I’m in Finland at the moment to conduct a concert including Vaughan Williams’ Fifth Symphony – it might sound like an odd work to perform here but in the composers own words it’s ‘Dedicated, without permission, to Jean Sibelius’, so the idea isn’t all that left field. There are Sibelian whiffs every now and again, the most obvious being the similarity between the slow movement and The Swan of Tuonela, Sibelius’ granite-blue tone-poem.
For some years it’s been the accepted thing to sneer at poor old RVW as a purveyor of anodyne pastoralism or ‘cow-pat music’ – Copland famously said that listening to this work is like ‘staring at a cow for forty-five minutes’. I’m sure this profoundly unfair dismissal came as a postwar reaction against the old guard, but it entirely ignores the awareness Vaughan Williams must have had that he was a man out of his time: He was born in 1872 when Brahms was forty and died in 1958 a year after Boulez finished tinkering with his seminal work of high modernism, Le marteau sans maître.
I’ve been reflecting on the impermanence of things recently as I’ve relocated from Edinburgh to Sussex, about as far south as it’s possible to move without wetting my feet in the English Channel. Such bittersweet periods of change are a reminder that life is really a process of continual transition. I came across a book in my new favourite bookshop on wabi sabi, a Japanese term that might sound a bit ridiculous to western ears, but in essence means the appreciation of the melancholy beauty to be found in the transient nature of the world. Since my first trip to Japan I have been in love with the Zen inspired concept that beauty can be found in even the smallest of things; the tea ceremony transforming the mundane into a reminder that simply to exist and drink tea is an exquisite, transient pleasure.
This is the feeling the Fifth Symphony arouses in me. Vaughan Williams composed it in 1943 during the Second World War, having served in the Royal Army Medical Corps for the First, witnessing the horrors of France and Salonika. The music is modal (based on scales that are neither major nor minor), creating a somewhat ambivalent atmosphere and is littered with self quotations: the first movement uses fragments of his Exit of the Ghosts of the Past and Funeral March for the Old Order and the intensely moving slow movement borrows directly from his music for Bunyan’s Pilgrim’s Progress, using a motif originally sung to the words ‘He hath given me rest by His sorrows and life by His death’. Although he knew the music and ritual of the Anglican church intimately, Vaughan Williams remained an agnostic. I suspect that here he is hinting at more contemporary sacrifices.

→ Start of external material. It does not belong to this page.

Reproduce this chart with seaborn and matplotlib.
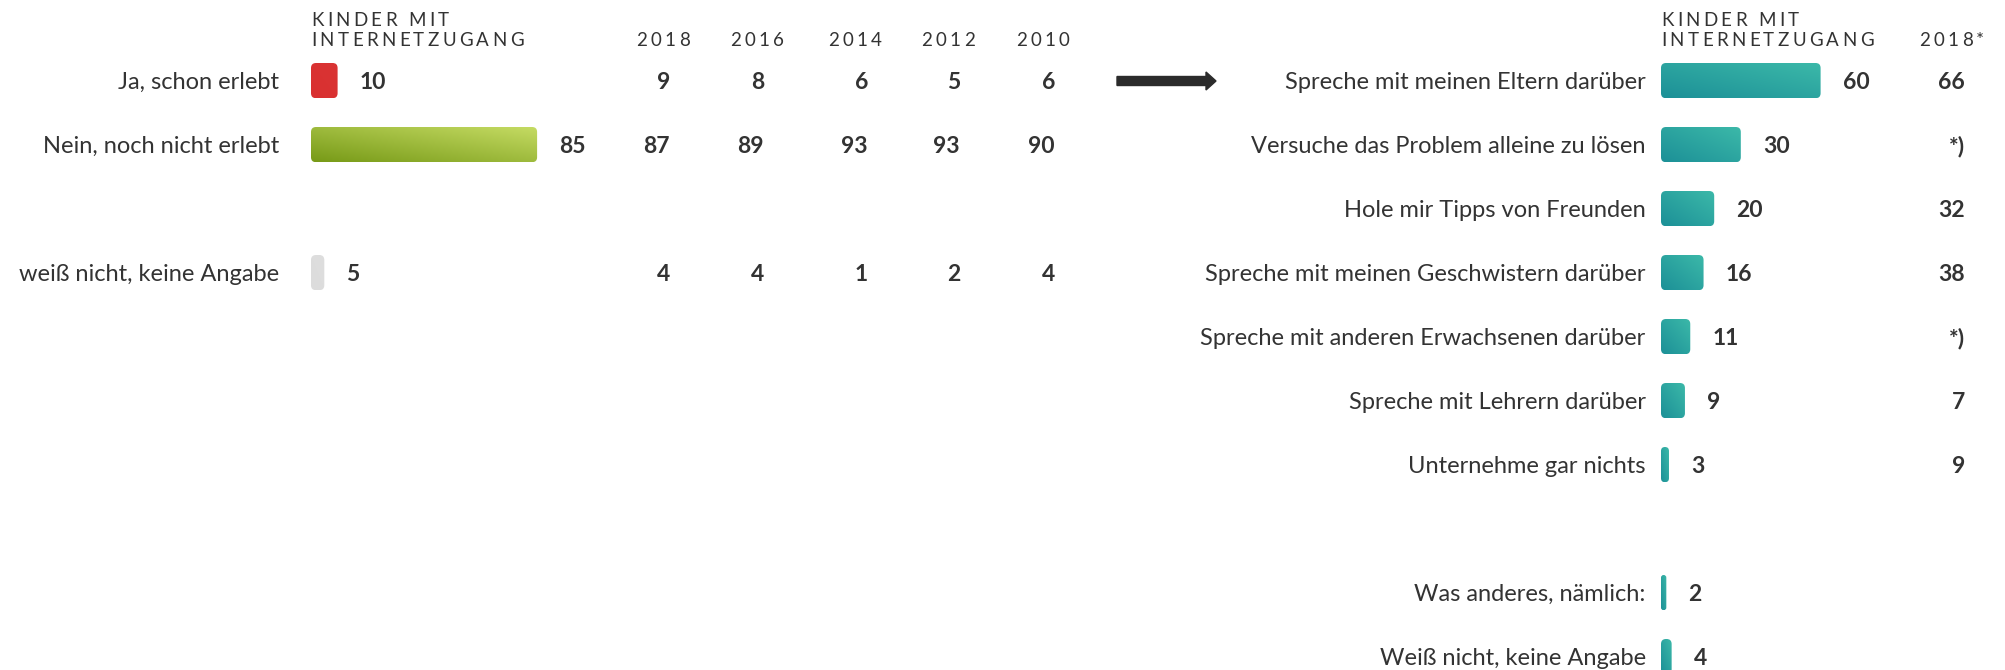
import numpy as np
import matplotlib
matplotlib.use("Agg")
import matplotlib.pyplot as plt
import seaborn as sns
from matplotlib.patches import FancyBboxPatch, FancyArrow
from matplotlib.transforms import IdentityTransform, blended_transform_factory
from matplotlib.font_manager import FontProperties, findfont, get_font
from matplotlib.colors import to_rgb

# --- data -------------------------------------------------------------
left_labels = ["Ja, schon erlebt", "Nein, noch nicht erlebt", "weiß nicht, keine Angabe"]
left_values = [10, 85, 5]

trend_years = ["2018", "2016", "2014", "2012", "2010"]
trend_2018 = [9, 87, 4]
trend_2016 = [8, 89, 4]
trend_2014 = [6, 93, 1]
trend_2012 = [5, 93, 2]
trend_2010 = [6, 90, 4]

right_labels = ["Spreche mit meinen Eltern darüber",
                "Versuche das Problem alleine zu lösen",
                "Hole mir Tipps von Freunden",
                "Spreche mit meinen Geschwistern darüber",
                "Spreche mit anderen Erwachsenen darüber",
                "Spreche mit Lehrern darüber",
                "Unternehme gar nichts",
                "Was anderes, nämlich:",
                "Weiß nicht, keine Angabe"]
right_values = [60, 30, 20, 16, 11, 9, 3, 2, 4]
right_2018 = ["66", "*)", "32", "38", "*)", "7", "9", "", ""]

header_lines = ["KINDER MIT", "INTERNETZUGANG"]
header_right = "2018*"

# empty slots between groups
left_order = left_labels[:2] + [" "] + left_labels[2:]
right_order = right_labels[:7] + [" "] + right_labels[7:]

# --- style ------------------------------------------------------------
sns.set_style("white")
plt.rcParams["font.family"] = ["Lato", "DejaVu Sans"]
TXT = "#333333"
LABEL_SIZE = 17
VALUE_SIZE = 16.5

W, H = 2005, 670
fig = plt.figure(figsize=(W / 100, H / 100), dpi=100)

ROW = 64          # px per row
PX_UNIT = 2.66    # px per percent
top = 80.6 - ROW / 2


def add_px_axes(x0, width):
    height = ROW * 10
    return fig.add_axes([x0 / W, 1 - (top + height) / H, width / W, height / H])


axL = add_px_axes(311, 100 * PX_UNIT)
axR = add_px_axes(1661, 100 * PX_UNIT)

sns.barplot(x=left_values, y=left_labels, order=left_order, orient="y",
            width=0.55, color="0.8", ax=axL)
sns.barplot(x=right_values, y=right_labels, order=right_order, orient="y",
            width=0.55, color="0.8", ax=axR)


def gradient_bar(ax, patch, c0, c1, radius_px=5):
    x0, y0 = patch.get_x(), patch.get_y()
    w, h = patch.get_width(), patch.get_height()
    patch.set_visible(False)
    ux, uy = 1 / PX_UNIT, 1 / ROW
    r = min(radius_px * ux, w / 2)
    box = FancyBboxPatch((x0, y0), w, h,
                         boxstyle=f"round,pad=0,rounding_size={r}",
                         mutation_aspect=uy / ux, facecolor="none",
                         edgecolor="none", transform=ax.transData)
    ax.add_patch(box)
    xn = np.linspace(0, 1, 200)
    yn = np.linspace(0, 1, 40)
    t = (xn[None, :] + yn[:, None]) / 2
    c0, c1 = np.array(to_rgb(c0)), np.array(to_rgb(c1))
    img = c0 + t[..., None] * (c1 - c0)
    im = ax.imshow(img, extent=(x0, x0 + w, y0 + h, y0), origin="lower",
                   aspect="auto", interpolation="bilinear", zorder=2)
    im.set_clip_path(box)


left_colors = {
    "Ja, schon erlebt": ("#d93030", "#da3434"),
    "Nein, noch nicht erlebt": ("#779a17", "#c6dc64"),
    "weiß nicht, keine Angabe": ("#dcdcdc", "#dedede"),
}

for ax, order in [(axL, left_order), (axR, right_order)]:
    for p in list(ax.patches):
        pos = int(round(p.get_y() + p.get_height() / 2))
        lab = order[pos]
        if ax is axL:
            c0, c1 = left_colors[lab]
        else:
            c0, c1 = "#1c9097", "#3cb9a9"
        gradient_bar(ax, p, c0, c1)

# value labels next to bars
for ax, labels, values, order in [(axL, left_labels, left_values, left_order),
                                  (axR, right_labels, right_values, right_order)]:
    for lab, v in zip(labels, values):
        ax.annotate(str(v), xy=(v, order.index(lab)), xytext=(16, 0),
                    textcoords="offset points", ha="left", va="center_baseline",
                    fontsize=VALUE_SIZE, fontweight="bold", color=TXT)

# trend columns (left)
trend_cols = [trend_2018, trend_2016, trend_2014, trend_2012, trend_2010]
head_cx = [663, 757, 855, 948, 1043]
val_rx = [670, 764, 868, 960, 1055]
trL = blended_transform_factory(fig.transFigure, axL.transData)
for col, rx in zip(trend_cols, val_rx):
    for lab, v in zip(left_labels, col):
        axL.text(rx / W, left_order.index(lab), str(v), transform=trL,
                 ha="right", va="center_baseline", fontsize=VALUE_SIZE,
                 fontweight="bold", color=TXT, clip_on=False)

# 2018 column (right)
trR = blended_transform_factory(fig.transFigure, axR.transData)
for lab, v in zip(right_labels, right_2018):
    if v:
        axR.text(1965 / W, right_order.index(lab), v, transform=trR,
                 ha="right", va="center_baseline", fontsize=VALUE_SIZE,
                 fontweight="bold", color=TXT, clip_on=False)

for ax, pad in [(axL, 23), (axR, 11)]:
    ax.set_xlim(0, 100)
    ax.set_ylim(9.5, -0.5)
    ax.set_xlabel("")
    ax.set_ylabel("")
    ax.set_xticks([])
    ax.tick_params(axis="y", length=0, pad=pad, labelsize=LABEL_SIZE, labelcolor=TXT)
    sns.despine(ax=ax, left=True, bottom=True)


# letter-spaced header text
def tracked_text(x_px, base_px, s, size=13.5, track=0.18, ha="left"):
    prop = FontProperties(family=["Lato"], weight="normal", size=size)
    font = get_font(findfont(prop))
    font.set_size(size, 72)
    adv = [font.load_char(ord(c)).linearHoriAdvance / 65536 * 100 / 72 for c in s]
    gap = track * size * 100 / 72
    total = sum(adv) + gap * (len(s) - 1)
    x = x_px - {"left": 0, "center": total / 2, "right": total}[ha]
    for c, a in zip(s, adv):
        fig.text(x / W, 1 - base_px / H, c, fontproperties=prop,
                 color=TXT, va="baseline", ha="left")
        x += a + gap


for x0 in (311, 1661):
    tracked_text(x0, 26, header_lines[0])
    tracked_text(x0, 46, header_lines[1])
for yr, cx in zip(trend_years, head_cx):
    tracked_text(cx, 46, yr, ha="center")
tracked_text(1984, 46, header_right, ha="right")

# arrow between panels
arrow = FancyArrow(1117, H - 81, 99, 0, width=9, head_width=18, head_length=10,
                   length_includes_head=True, color="#2b2b2b",
                   transform=IdentityTransform())
fig.add_artist(arrow)

fig.savefig("out.png", dpi=100, facecolor="white")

In any event the Fifth Symphony marks the end of his modal period and is music the likes of which he never wrote again. For me the work is personally particularly moving as a fragment of hymn tune embedded in the most emotional parts of the work reminds me of my childhood, a personal Proustian madeleine conjuring a wisp of a time now lost to me.
The symphony fades out in melancholy beauty – a farewell, perhaps, to a world that would never be the same again.